Hail beat against the windshield, threatening to break it. Our only navigation came from a radio compass that was supposed to point to checkpoints and to our final destination. Mine was swinging in full circles. The radio operator was unable to pick up any checkpoints but I told him to keep trying. With these winds there was no telling how far we had come. We had been in the air over five hours and we should have been getting close to China. A few minutes later the radio operator said he thought he was getting something from Kunming. With the static, it was hard to make out. I dialed in the tower at Kunming and my needle swung straight ahead.
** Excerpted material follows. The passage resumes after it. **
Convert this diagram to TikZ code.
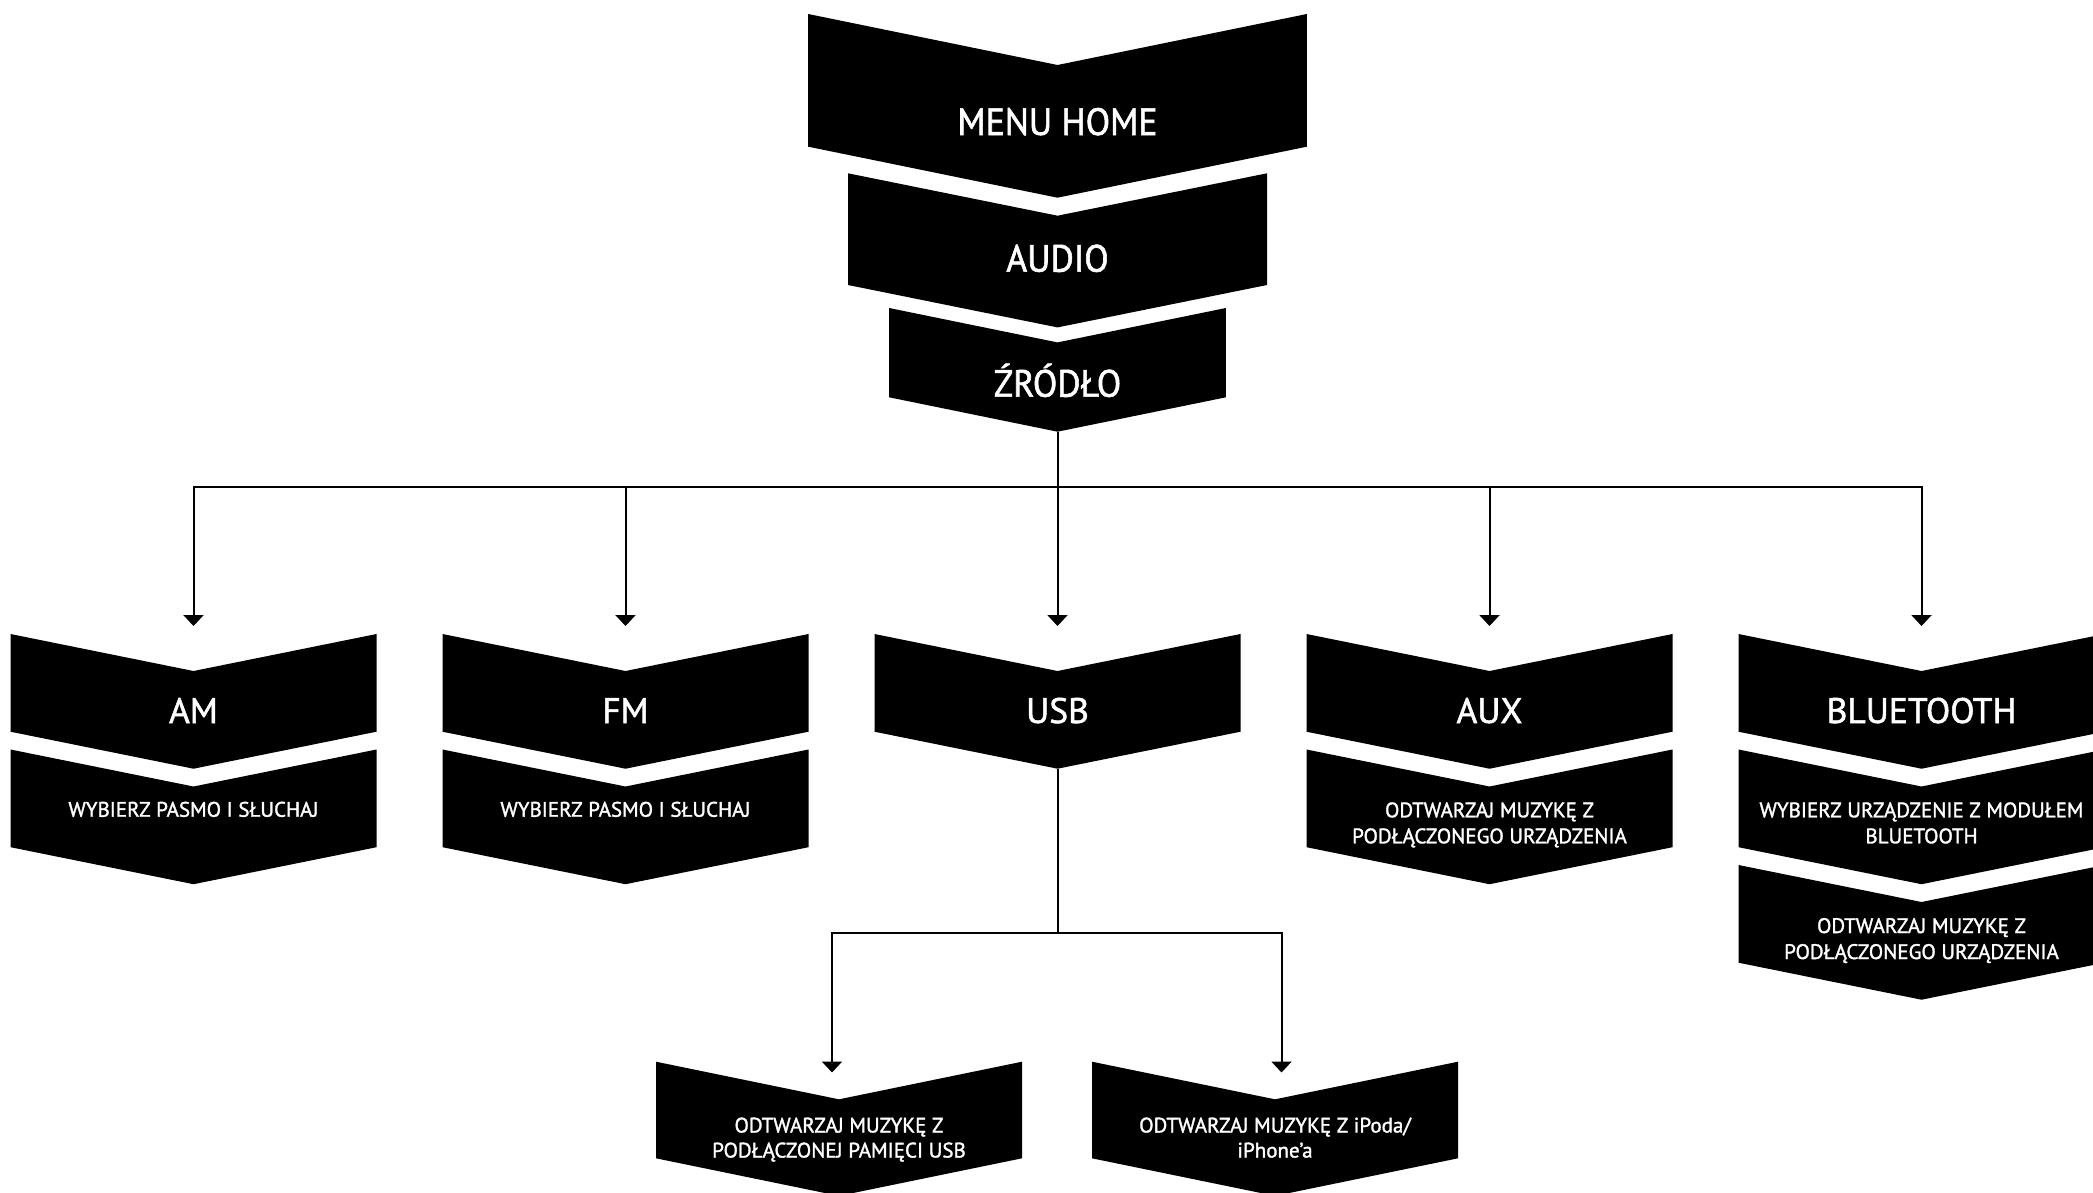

"Hello, Roger Queen. This is Mohanbari 346, requesting landing instructions."

"Roger 346, this is Kunming. Hold at 15,000. We're backed up tonight."

Kunming's elevation was more than a mile high with mountains spread around. Everyone who flew into Kunming was aware of the mountain with the sheer cliff west of the field. In the center of the cliff was a black smear where some crew had hit it at 180 mph.

I held at 15,000 feet on the nose, knowing that at every 500 feet, another plane was holding just as we were. All I could do was fly the pattern and hope that everyone else was doing the same.

After 10 minutes the tower cleared us to 14,500 feet and then to 14,000. Suddenly some plane above us called "Mayday." He had lost an engine and could not hold his altitude. The tower cleared him for immediate landing. Everyone in the pattern knew what that meant. He would be letting down through us. All we could do was pray. He must have missed us because we were still flying. I heard the tower clear him to land. Finally we were cleared to 13,500, then 13,000. It's hard to describe your feelings when you're letting down between mountains higher than you are and you can't see them.

After what seemed an hour, we were cleared to land. On the downwind leg, I could barely make out the field. Things began to clear on the base and by the time I was on the final, the runway was in full view. Kunming's runway was 7,218 feet and I used every bit of it. At the end, I saw the usual jeep with its sign on the back, "FOLLOW ME." My engines had hardly stopped turning before the Chinese crew was there to start unloading.

The three of us just sat and looked at each other. After a minute I think we started breathing again. It was the radio operator who broke the silence. "I don't know about you guys, but I'm ready for eggs."

We all laughed; the tension was gone. No matter what time of day or night you arrived in China, you always got eggs.

Robert L. Moore, a retired school principal and former chairman of the Pinellas County School Board, lives in St. Petersburg.